Nowadays we’ve got Ross heading up software on our z/OS CICS system. He does attend meetings – lots of them. He’s on the committee at a local user group and he’s given presentations at SHARE. He’s even got a wife and children! The problem is that much of the code that Ross looks after is quite old and doesn’t have many comments. There was an effort in 1999 to document everything, but it’s now out-of-date since the SOA (Services-Oriented Architecture) project.
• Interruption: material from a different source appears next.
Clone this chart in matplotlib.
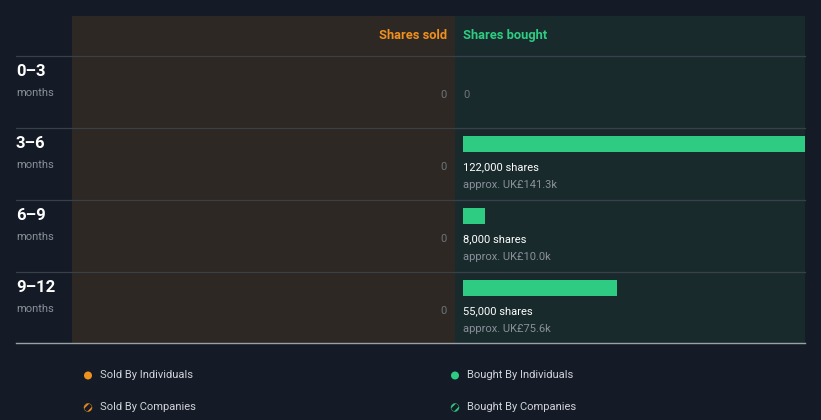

The trouble at many sites is that their Ross is kept very busy at the mainframe end of his CICS system and thinks that the bit of AJAX on the Web browser front-end is enough to keep the end users happy. The truth is, end users are never happy! So what if someone at a conference told Ross there was an easy way (well, perhaps not easy, but fairly straightforward certainly) to make the end user experience of his CICS applications look like it was written in 2012 and not 1912!?!? Do you think Ross would be interested?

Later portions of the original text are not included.